The transition matrix of a finite state unichain has a single eigenvalue \(\lambda=1\) with an accompanying left eigenvector \(\boldsymbol{\pi}\) satisfying \ref{3.9} and a left eigenvector \(\boldsymbol{e}=(1,1, \ldots, 1)^\mathrm{T}\). The other eigenvalues \(\lambda_{i}\) all satisfy \(\left|\lambda_{i}\right| \leq 1\). The inequality is strict unless the unichain is periodic, say with period \(d\), and then there are \(d\) eigenvalues of magnitude 1 spaced equally around the unit circle. If the unichain is ergodic, then \(\left[P^{n}\right]\) converges to steady state \(\boldsymbol{e\pi}\) with an error in each term bounded by a fixed polynomial in \(n\) times \(\left|\lambda_{s}\right|^{n}\), where \(\lambda_{s}\) is the eignevalue of largest magnitude less than 1.

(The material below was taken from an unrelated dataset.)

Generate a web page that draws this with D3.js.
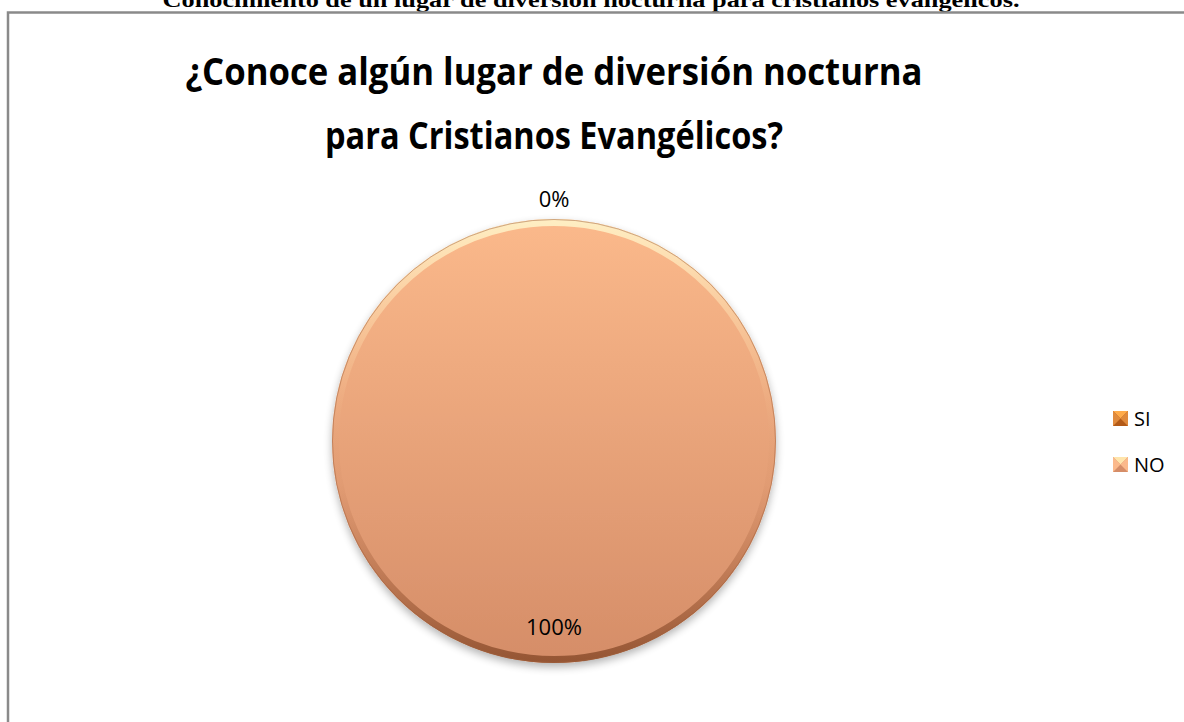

Arbitrary Markov chains can be split into their recurrent classes, and this theorem can be applied separately to each class.

Reference

⁶Students of linear algebra usually work primarily with right eigenvectors (and in abstract linear algebra often ignore matrices and concrete M-tuples altogether). Here a more concrete view is desirable because of the direct connection of \(\left[P^{n}\right]\) with transition probabilities. Also, although left eigenvectors could be converted to right eigenvectors by taking the transpose of \([P]\), this would be awkward when Markov chains with rewards are considered and both row and column vectors play important roles.

⁷Readers with little exposure to linear algebra can either accept the linear algebra results in this section (without a great deal of lost insight) or can find them in Strang [19] or many other linear algebra texts.

⁸If 0 is one of the M eigenvalues, then only M − 1 such matrices are required.